This does the job.
import pandas as pd
import re
data = [
[10, 1, '99-223344-1', 'GA', 'Abc'],
[15, 12, "No", 'MA', 'Xyz']
]
df = pd.DataFrame(data, columns=['Age Rank PhoneNumber State City'.split()])
print(df)
def valphone(p):
p = p['PhoneNumber']
if re.match(r'[123456789-]+$', p):
return p
else:
return ""
print(df['PhoneNumber'])
df['PhoneNumber'] = df['PhoneNumber'].apply(valphone, axis=1)
print(df)
Output:
Age Rank PhoneNumber State City
0 10 1 99-223344-1 GA Abc
1 15 12 No MA Xyz
Age Rank PhoneNumber State City
0 10 1 99-223344-1 GA Abc
1 15 12 MA Xyz
I do have to admit to a bit of frustration with this. I EXPECTED to be able to do
df['PhoneNumber'] = df['PhoneNumber'].apply(valphone)

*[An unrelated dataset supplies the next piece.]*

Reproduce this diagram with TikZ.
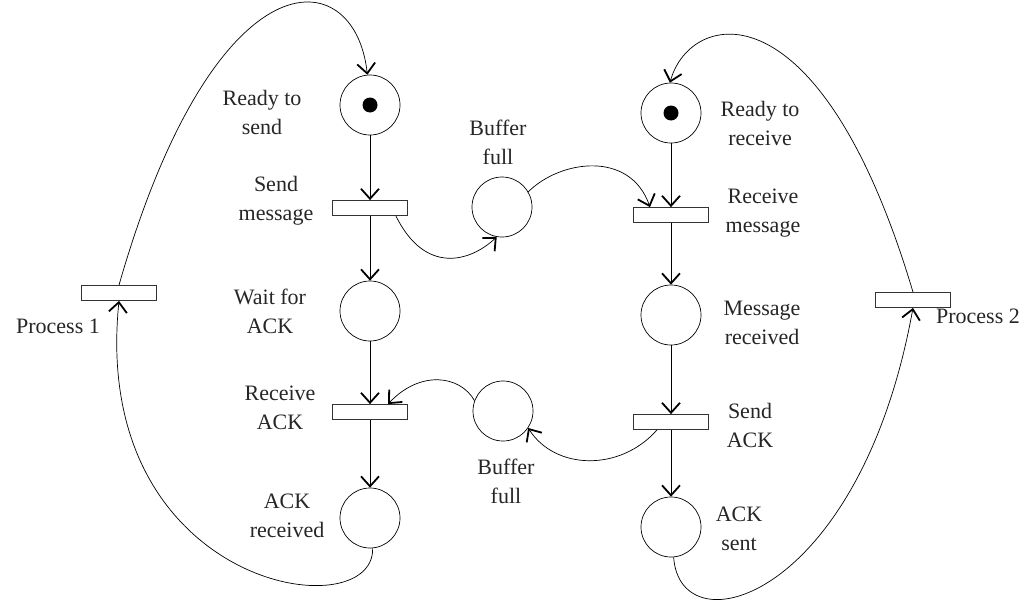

because df['PhoneNumber'] should return a Series, and the Series.apply function should pass me one value at a time. However, that's not what happens here, and I don't know why. df['PhoneNumber'] returns a DataFrame instead of a Series, so I have to use the column reference inside the function.
Thus, YOU may need to do some experimentation. If df['PhoneNumber'] returns a Series for you, then you don't need the axis=1, and you don't need the p = p['PhoneNumber'] line in the function.
Followup
OK, assuming the presence of a "phone number validation" module, as is mentioned in the comments, this becomes:
import phonenumbers
...
def valphone(p):
p = p['PhoneNumber'] # May not be required
n = phonenumbmers.parse(p)
if phonenumbers.is_possible_number(n):
return p
else:
return ''
...